Packages: install, don’t assume

  • a bare library() isn’t portable
  • must install what’s missing, then load
  • setupProject(packages=) installs and loads into a project library
  • and reconciles with each module’s own needs – in one step
packages = c(
  "PredictiveEcology/LandR@development (>= 1.2.0.9002)"
)
# SpaDES.core, terra, ... arrive as
# dependencies of the modules + packages

Paths: defaults, not bookkeeping

  • no hand-set setPaths()
  • no “delete the cache to be safe”
  • setupProject() sets a sane layout (override with paths =)
  • a correct Cache doesn’t go stale – nothing to clear
# before
setPaths(
  modulePath = "~", 
  inputPath = "~",
  outputPath = "~", 
  cachePath = "~",
  scratchPath = "~"
)
unlink(getPaths()$cachePath, recursive = TRUE)

# after: nothing — handled for you

Data: from a URL, not a file path

  • 40 lines of download / unzip / find / read / project …
  • … become one prepInputs()
  • starts from a URL, not a local file
  • built on Cache: downloads & processes once
# before
shapeZipID <- "1gycTXyZzgXIUGM6dyAJbmFxq8TOAm-Ik"
shapeDir   <- file.path(getPaths()$inputPath, "studyArea")
dir.create(shapeDir, recursive = TRUE, showWarnings = FALSE)
shapeZip   <- file.path(shapeDir, "studyArea.zip")

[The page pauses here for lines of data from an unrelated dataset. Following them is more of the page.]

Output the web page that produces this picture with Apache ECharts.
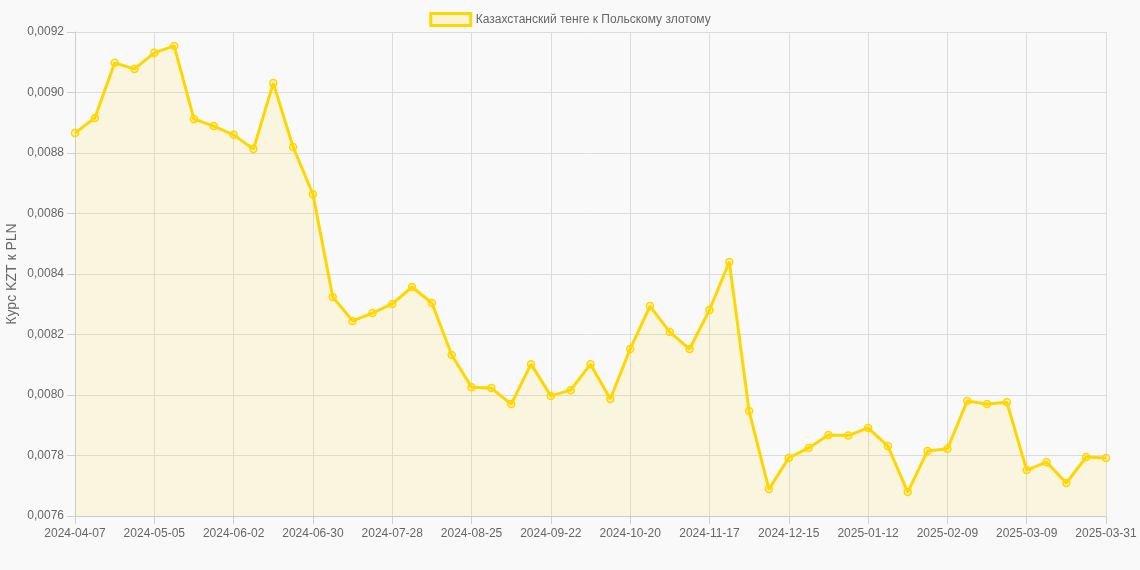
<!DOCTYPE html>
<html>
<head>
<meta charset="utf-8">
<script src="https://cdn.jsdelivr.net/npm/echarts@6/dist/echarts.min.js"></script>
<style>
html,body{margin:0;padding:0;background:#f9f9f9;}
#c{width:1140px;height:570px;}
</style>
</head>
<body>
<div id="c"></div>
<script>
const categories = [
"2024-04-07","2024-04-14","2024-04-21","2024-04-28","2024-05-05","2024-05-12","2024-05-19","2024-05-26",
"2024-06-02","2024-06-09","2024-06-16","2024-06-23","2024-06-30","2024-07-07","2024-07-14","2024-07-21",
"2024-07-28","2024-08-04","2024-08-11","2024-08-18","2024-08-25","2024-09-01","2024-09-08","2024-09-15",
"2024-09-22","2024-09-29","2024-10-06","2024-10-13","2024-10-20","2024-10-27","2024-11-03","2024-11-10",
"2024-11-17","2024-11-24","2024-12-01","2024-12-08","2024-12-15","2024-12-22","2024-12-29","2025-01-05",
"2025-01-12","2025-01-19","2025-01-26","2025-02-02","2025-02-09","2025-02-16","2025-02-23","2025-03-02",
"2025-03-09","2025-03-16","2025-03-23","2025-03-30","2025-03-31"
];
const rateKZTtoPLN = [
0.008866,0.008916,0.009098,0.009078,0.009131,0.009154,0.008912,0.008889,
0.008860,0.008813,0.009031,0.008820,0.008664,0.008324,0.008245,0.008271,
0.008301,0.008357,0.008304,0.008132,0.008026,0.008023,0.007970,0.008102,
0.007997,0.008016,0.008102,0.007987,0.008152,0.008294,0.008208,0.008152,
0.008281,0.008440,0.007947,0.007689,0.007792,0.007825,0.007868,0.007866,
0.007891,0.007831,0.007679,0.007815,0.007822,0.007980,0.007970,0.007976,
0.007752,0.007778,0.007709,0.007795,0.007792
];
const seriesName = "Казахстанский тенге к Польскому злотому";
const yAxisName = "Курс KZT к PLN";

const chart = echarts.init(document.getElementById('c'), null, {renderer:'canvas'});
const font = '"Liberation Sans", Arial, sans-serif';
chart.setOption({
  backgroundColor: '#f9f9f9',
  animation: false,
  textStyle: {fontFamily: font},
  legend: {
    top: 7, left: 'center',
    itemWidth: 40, itemHeight: 12, itemGap: 6,
    textStyle: {color: '#666', fontSize: 12, fontFamily: font},
    data: [{name: seriesName, icon: 'rect', itemStyle: {color: 'rgba(255,215,0,0.15)', borderColor: '#FFD700', borderWidth: 3}}]
  },
  grid: {left: 75, right: 34, top: 32, bottom: 54, containLabel: false, outerBoundsMode: 'none'},
  xAxis: {
    type: 'category', data: categories, boundaryGap: false,
    axisLine: {show: true, lineStyle: {color: '#cccccc'}},
    axisTick: {show: true, interval: 3, length: 8, lineStyle: {color: '#d0d0d0'}},
    axisLabel: {interval: 3, color: '#666', fontSize: 12, margin: 12, fontFamily: font},
    splitLine: {show: true, interval: 3, lineStyle: {color: '#dcdcdc'}}
  },
  yAxis: {
    type: 'value', min: 0.0076, max: 0.0092, interval: 0.0002,
    name: yAxisName, nameLocation: 'middle', nameGap: 56, nameRotate: 90, nameMoveOverlap: false,
    nameTextStyle: {color: '#666', fontSize: 14, fontFamily: font},
    axisLine: {show: true, lineStyle: {color: '#cccccc'}},
    axisTick: {show: true, length: 8, lineStyle: {color: '#d0d0d0'}},
    axisLabel: {color: '#666', fontSize: 12, margin: 11, fontFamily: font,
      formatter: v => v.toFixed(4).replace('.', ',')},
    splitLine: {show: true, lineStyle: {color: '#dcdcdc'}}
  },
  series: [{
    name: seriesName, type: 'line', data: rateKZTtoPLN,
    symbol: 'circle', symbolSize: 7, showSymbol: true,
    lineStyle: {color: '#FFD700', width: 3},
    itemStyle: {color: 'rgba(255,215,0,0.2)', borderColor: '#FFD700', borderWidth: 1.5},
    areaStyle: {color: 'rgba(255,215,0,0.15)'}
  }]
});
</script>
</body>
</html>
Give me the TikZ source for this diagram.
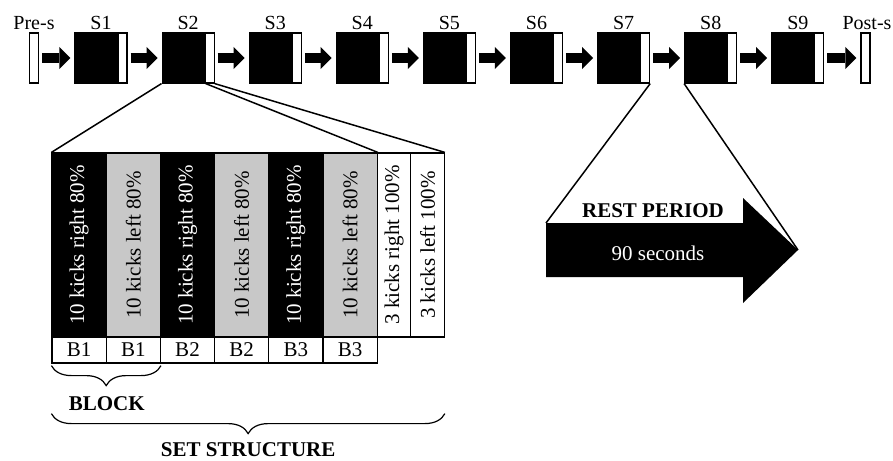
\documentclass[tikz,border=0pt]{standalone}
\usepackage{fontspec}
\setmainfont{Liberation Serif}
\usepackage{graphicx}
\usetikzlibrary{arrows.meta, positioning, calc, decorations.pathreplacing}
\definecolor{KickBlack}{HTML}{000000}
\definecolor{KickWhite}{HTML}{FFFFFF}
\definecolor{KickGray}{HTML}{C8C8C8}
\tikzset{
    setbox/.style={
        draw=KickBlack,
        fill=KickBlack,
        line width=1.2pt,
        minimum width=52pt,
        minimum height=50pt,
        inner sep=0pt,
        path picture={
            \fill[KickWhite] ([xshift=-9pt]path picture bounding box.north east) rectangle (path picture bounding box.south east);
            \draw[KickBlack, line width=1.2pt] ([xshift=-9pt]path picture bounding box.north east) -- ([xshift=-9pt]path picture bounding box.south east);
        }
    },
    endbar/.style={
        draw=KickBlack,
        fill=KickWhite,
        line width=1.2pt,
        minimum width=9pt,
        minimum height=50pt,
        inner sep=0pt
    },
    toplabel/.style={
        anchor=base,
        inner sep=0pt,
        font=\fontsize{20}{24}\selectfont
    },
    flowarrow/.style={
        KickBlack,
        line width=10pt,
        -{Triangle[length=11pt, width=22pt, line width=0pt]},
        shorten <=3pt,
        shorten >=4pt
    },
    kick/.style={
        draw=KickBlack,
        line width=1.2pt,
        minimum width=54.2pt,
        minimum height=184pt,
        inner sep=0pt,
        font=\fontsize{21}{25}\selectfont
    },
    blockbox/.style={
        draw=KickBlack,
        fill=KickWhite,
        line width=1.2pt,
        minimum width=54.2pt,
        minimum height=26pt,
        inner sep=0pt,
        font=\fontsize{21}{25}\selectfont
    },
    boldlabel/.style={
        anchor=base,
        inner sep=0pt,
        font=\fontsize{21}{25}\selectfont\bfseries
    },
    zoomline/.style={
        KickBlack,
        line width=1.5pt
    },
    bracket/.style={
        KickBlack,
        line width=1.2pt,
        decorate,
        decoration={brace, mirror, amplitude=20pt, raise=2pt}
    }
}

\begin{document}
\begin{tikzpicture}[x=1pt, y=-1pt]
    \useasboundingbox (0,0) rectangle (893,460);

    % Sessions
    \node[endbar] (pre) at (34,58) {};
    \node[toplabel] (prelabel) at ($(pre.north)+(0,-3)$) {Pre-s};
    \foreach \i in {1,...,9} {
        \node[setbox] (s\i) at ({101+(\i-1)*87.1},58) {};
        \node[toplabel] (s\i label) at ($(s\i.north)+(0,-3)$) {S\i};
    }
    \node[endbar] (post) at (865.5,58) {};
    \node[toplabel] (postlabel) at ($(post.north)+(1.5,-3)$) {Post-s};

    % Arrows between sessions
    \draw[flowarrow] (pre) -- (s1);
    \foreach \i [count=\j from 2] in {1,...,8}
        \draw[flowarrow] (s\i) -- (s\j);
    \draw[flowarrow] (s9) -- (post);

    % Set structure columns
    \foreach \fc/\tc/\side [count=\i] in {KickBlack/KickWhite/right, KickGray/KickBlack/left, KickBlack/KickWhite/right, KickGray/KickBlack/left, KickBlack/KickWhite/right, KickGray/KickBlack/left} {
        \pgfmathtruncatemacro{\blk}{(\i+1)/2}
        \node[kick, fill=\fc, text=\tc] (k\i) at ({79.1+(\i-1)*54.2},245) {\rotatebox{90}{10 kicks \side\ 80\%}};
        \node[blockbox] (b\i) at ({79.1+(\i-1)*54.2},350) {B\blk};
    }
    \node[kick, fill=KickWhite, minimum width=33.5pt] (w1) at (394,245) {\rotatebox{90}{3 kicks right 100\%}};
    \node[kick, fill=KickWhite, minimum width=33.5pt] (w2) at (427.5,245) {\rotatebox{90}{3 kicks left 100\%}};

    % Zoom from S2
    \coordinate (s2strip) at ($(s2.south east)+(-9,0)$);
    \draw[zoomline] (s2.south west) -- (k1.north west);
    \draw[zoomline] (s2strip) -- (k6.north east);
    \draw[zoomline] (s2.south east) -- (w2.north east);

    % Braces
    \draw[bracket] (b1.south west) -- (b2.south east);
    \node[boldlabel] (blocktext) at ($(b1.south east)+(0,47)$) {BLOCK};
    \coordinate (setleft) at ($(b1.south west)+(0,48)$);
    \coordinate (setright) at (setleft -| w2.east);
    \draw[bracket] (setleft) -- (setright);
    \node[boldlabel] (settext) at ($($(setleft)!0.5!(setright)$)+(0,45)$) {SET STRUCTURE};

    % Rest period
    \coordinate (restcorner) at (546,223);
    \coordinate (resttip) at (798,250);
    \fill[KickBlack] (restcorner) -- (743,223) -- (743,198) -- (resttip) -- (743,303) -- (743,277) -- (546,277) -- cycle;
    \node[boldlabel] (resttitle) at (653,217) {REST PERIOD};
    \node[anchor=base, inner sep=0pt, text=KickWhite, font=\fontsize{21}{25}\selectfont] (resttime) at (658,260) {90 seconds};
    \draw[zoomline] (s7.south east) -- (restcorner);
    \draw[zoomline] (s8.south west) -- (resttip);
\end{tikzpicture}
\end{document}
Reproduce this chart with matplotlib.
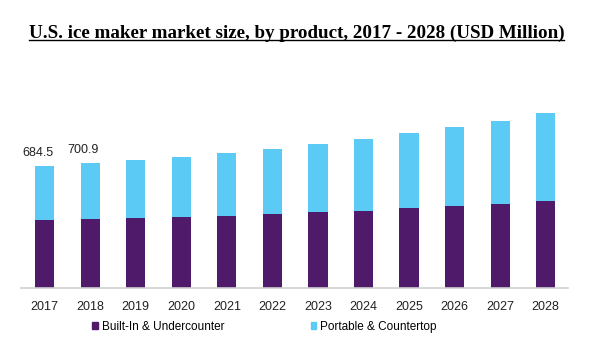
import numpy as np
import matplotlib.pyplot as plt
from matplotlib.patches import Patch

years = ["2017", "2018", "2019", "2020", "2021", "2022",
         "2023", "2024", "2025", "2026", "2027", "2028"]
built_in = [382, 388, 393, 398, 404, 415, 426, 432, 449, 460, 471, 488]
portable = [302.5, 312.9, 325, 337, 353, 365, 382, 404, 421, 443, 466, 494]
labels = {0: "684.5", 1: "700.9"}

purple = "#4e1a69"
blue = "#5bcaf5"

plt.rcParams["font.family"] = ["Liberation Sans", "DejaVu Sans"]

fig = plt.figure(figsize=(5.93, 3.54), dpi=100, facecolor="white")
ax = fig.add_axes([21 / 593, 66 / 354, 547 / 593, 178 / 354])

x = np.arange(len(years))
ax.bar(x, built_in, width=0.42, color=purple)
ax.bar(x, portable, bottom=built_in, width=0.42, color=blue)

for i, txt in labels.items():
    total = built_in[i] + portable[i]
    ax.text(x[i] - 0.15, total + 40, txt, ha="center", va="bottom",
            fontsize=9, color="#222222")

ax.set_xlim(-0.52, 11.49)
ax.set_ylim(0, 1000)
ax.set_xticks(x)
ax.set_xticklabels(years, fontsize=9, color="#222222")
ax.tick_params(axis="x", length=0, pad=9)
ax.set_yticks([])
for s in ["top", "right", "left"]:
    ax.spines[s].set_visible(False)
ax.spines["bottom"].set_color("#d0d0d0")
ax.spines["bottom"].set_linewidth(1.2)

# title with underline
title = fig.text(0.5, 1 - 33 / 354, "U.S. ice maker market size, by product, 2017 - 2028 (USD Million)",
                 ha="center", va="center", fontsize=13.7, fontweight="bold",
                 family=["Liberation Serif", "DejaVu Serif"], color="black")
fig.canvas.draw()
bb = title.get_window_extent().transformed(fig.transFigure.inverted())
fig.add_artist(plt.Line2D([bb.x0, bb.x1], [bb.y0 + 0.004, bb.y0 + 0.004],
                          transform=fig.transFigure, color="black", lw=1))

handles = [Patch(color=purple, label="Built-In & Undercounter"),
           Patch(color=blue, label="Portable & Countertop")]
fig.legend(handles=handles, loc="center", bbox_to_anchor=(0.446, 1 - 327 / 354),
           ncol=2, frameon=False, fontsize=8.5, handlelength=0.5, handleheight=0.5,
           handletextpad=0.3, columnspacing=7.3)

fig.savefig("out.png", dpi=100, facecolor="white")
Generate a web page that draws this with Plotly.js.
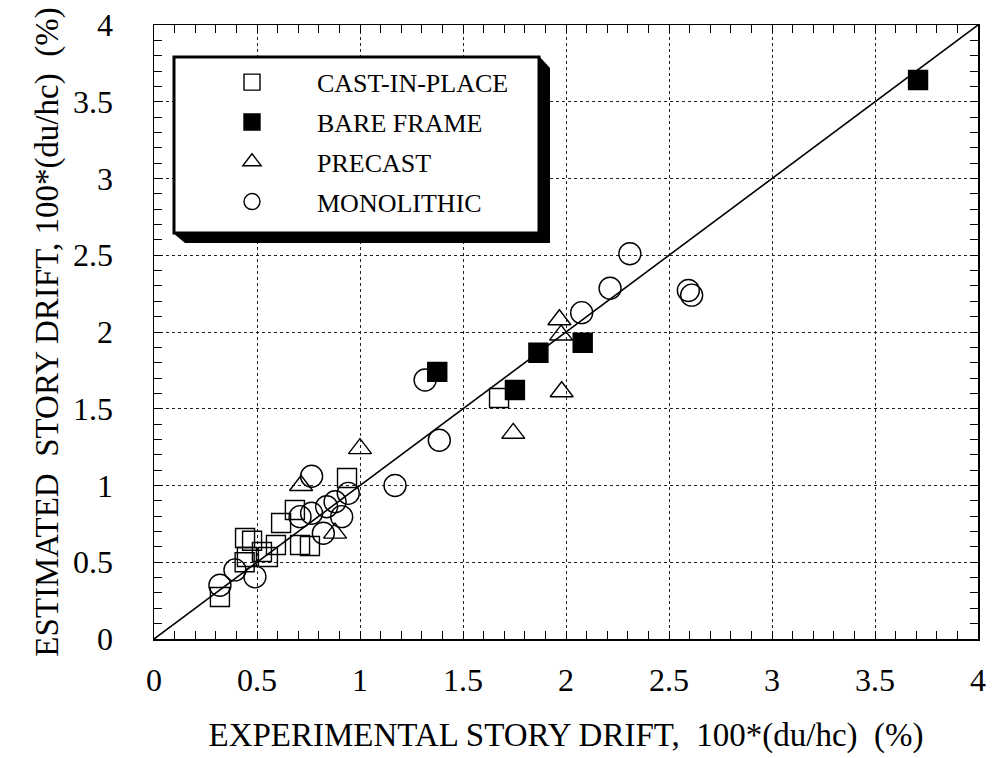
<!DOCTYPE html>
<html>
<head>
<meta charset="utf-8">
<script src="https://cdn.plot.ly/plotly-3.0.1.min.js"></script>
<style>html,body{margin:0;padding:0;background:#fff;}#chart{width:997px;height:758px;}</style>
</head>
<body>
<div id="chart"></div>
<script>
// CAST-IN-PLACE (open squares)
const castX = [0.32, 0.442, 0.476, 0.451, 0.524, 0.592, 0.617, 0.684, 0.709, 0.757, 0.553, 0.937, 1.675, 0.44];
const castY = [0.274, 0.658, 0.64, 0.534, 0.567, 0.612, 0.756, 0.84, 0.612, 0.606, 0.534, 1.049, 1.57, 0.5];
// BARE FRAME (filled squares)
const bareX = [1.375, 1.752, 1.866, 2.081, 3.709];
const bareY = [1.74, 1.622, 1.865, 1.93, 3.642];
// PRECAST (triangles)
const preX = [0.714, 1.0, 0.879, 1.744, 1.968, 1.976, 1.979];
const preY = [1.0, 1.24, 0.69, 1.34, 2.08, 1.98, 1.611];
// MONOLITHIC (circles)
const monoX = [0.32, 0.393, 0.49, 0.765, 0.709, 0.765, 0.838, 0.879, 0.943, 0.911, 0.822, 1.17, 1.316, 1.385, 2.076, 2.214, 2.31, 2.594, 2.61];
const monoY = [0.35, 0.45, 0.405, 1.06, 0.797, 0.819, 0.862, 0.894, 0.949, 0.797, 0.689, 1.0, 1.687, 1.295, 2.126, 2.285, 2.51, 2.27, 2.24];
// 1:1 reference line
const lineX = [0, 4];
const lineY = [0, 4];
const tickVals = [0, 0.5, 1, 1.5, 2, 2.5, 3, 3.5, 4];
const tickText = ['0', '0.5', '1', '1.5', '2', '2.5', '3', '3.5', '4'];

const serif = 'Liberation Serif, Times New Roman, serif';
const mk = (sym, size, fill) => ({symbol: sym, size: size, color: fill || 'black', line: {color: 'black', width: 1.4}});

const traces = [
  {x: lineX, y: lineY, mode: 'lines', line: {color: 'black', width: 1.6}, showlegend: false, hoverinfo: 'skip'},
  {x: castX, y: castY, mode: 'markers', name: 'CAST-IN-PLACE', legendgroup: 'a', marker: mk('square-open', 19)},
  {x: bareX, y: bareY, mode: 'markers', name: 'BARE FRAME', legendgroup: 'b', marker: mk('square', 19)},
  {x: preX, y: preY, mode: 'markers', name: 'PRECAST', legendgroup: 'c', marker: mk('triangle-up-open', 20)},
  {x: monoX, y: monoY, mode: 'markers', name: 'MONOLITHIC', legendgroup: 'd', marker: mk('circle-open', 22)}
];

const axisCommon = {
  range: [0, 4], autorange: false, tickmode: 'array', tickvals: tickVals, ticktext: tickText,
  ticks: 'inside', ticklen: 8, tickwidth: 1, tickcolor: 'black',
  minor: {dtick: 0.1, ticks: 'inside', ticklen: 8, tickcolor: 'black', tickwidth: 1, showgrid: false},
  showgrid: true, gridcolor: '#222', griddash: 'dot', gridwidth: 1,
  showline: true, linecolor: 'black', linewidth: 1.5, mirror: 'allticks',
  zeroline: false, tickfont: {family: serif, size: 32, color: 'black'}
};

const px2x = p => (p - 154) / 206;
const px2y = p => (639 - p) / 153.5;

const layout = {
  width: 997, height: 758,
  margin: {l: 154, r: 19, t: 25, b: 119},
  paper_bgcolor: 'white', plot_bgcolor: 'white',
  xaxis: Object.assign({}, axisCommon, {
    ticklabelstandoff: 12,
    title: {text: 'EXPERIMENTAL STORY DRIFT,\u00a0\u00a0100*(du/hc)\u00a0\u00a0(%)', font: {family: serif, size: 33, color: 'black'}, standoff: 26}
  }),
  yaxis: Object.assign({}, axisCommon, {
    ticklabelstandoff: 33,
    title: {text: 'ESTIMATED\u00a0\u00a0STORY DRIFT,\u00a0100*(du/hc)\u00a0\u00a0(%)', font: {family: serif, size: 33, color: 'black'}, standoff: 4}
  }),
  showlegend: true,
  legend: {
    x: px2x(187) / 4, y: 0.945, xanchor: 'left', yanchor: 'top',
    bgcolor: 'rgba(0,0,0,0)', borderwidth: 0,
    font: {family: serif, size: 26, color: 'black'},
    tracegroupgap: 3, itemwidth: 120, itemclick: false, itemsizing: 'trace'
  },
  shapes: [
    {type: 'path', xref: 'x', yref: 'y',
     path: 'M ' + px2x(539) + ',' + px2y(56) + ' L ' + px2x(550) + ',' + px2y(68) + ' L ' + px2x(550) + ',' + px2y(243) +
           ' L ' + px2x(185) + ',' + px2y(243) + ' L ' + px2x(173) + ',' + px2y(233) + ' Z',
     fillcolor: 'black', line: {width: 0}, layer: 'above'},
    {type: 'rect', xref: 'x', yref: 'y', x0: px2x(174), x1: px2x(539), y0: px2y(233), y1: px2y(57), fillcolor: 'white', line: {color: 'black', width: 3}, layer: 'above'}
  ]
};

Plotly.newPlot('chart', traces, layout, {displayModeBar: false, staticPlot: true});
</script>
</body>
</html>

if (!file.exists(shapeZip)) {
  download.file(
    url      = paste0("https://drive.google.com/uc?export=download&id=", shapeZipID),
    destfile = shapeZip,
    mode     = "wb"
  )
}

## unzip ------------------------------------------------------------
if (length(list.files(shapeDir, pattern = "\\.shp$", recursive = TRUE)) == 0) {
  unzip(shapeZip, exdir = shapeDir)
}

## read shapefile ---------------------------------------------------
shpFile <- list.files(shapeDir, pattern = "\\.shp$",
                      recursive = TRUE, full.names = TRUE)
stopifnot(length(shpFile) == 1)

studyArea <- terra::vect(shpFile)
studyArea <- terra::project(studyArea, "EPSG:3978")
# after
shapeZipID <- "1gycTXyZzgXIUGM6dyAJbmFxq8TOAm-Ik" # reproducible assumes a googledrive id
studyArea = reproducible::prepInputs(url = shapeZipID, fun = terra::vect) |>
  terra::project("EPSG:3978")

Run it

  • setupProject() returns a ready-to-run list of arguments
  • simInitAndSpades2() takes that list directly
  • two steps collapse to one
out <- SpaDES.project::setupProject(...)

finalOut <-
  SpaDES.core::simInitAndSpades2(out)

Why not just use the .GlobalEnv?

  • the .GlobalEnv sits atop R’s search path – everything can see it
  • a module missing an input doesn’t error: it silently grabs a same-named global and carries on
  • the run “works”, but for the wrong reason
  • fine for a one-off script; a bug factory past one script
  • setupProject routes objects into the simList → missing inputs fail loudly, where you can fix them

Why is this considered “nimble”?

  • Portable – inputs start from URLs / repositories
  • Self-installing – packages (yours and the modules’) resolved up front
  • Reproducible & fastprepInputs() + Cache skip repeated work
  • Declarative – one call describing what is needed
  • Idempotent or Rerun tolerant – if you run the same code again you will get the same answer, but faster

These traits allow bigger projects chain many modules together without the setup collapsing under its own weight.

They also allow rapid initiation of small projects.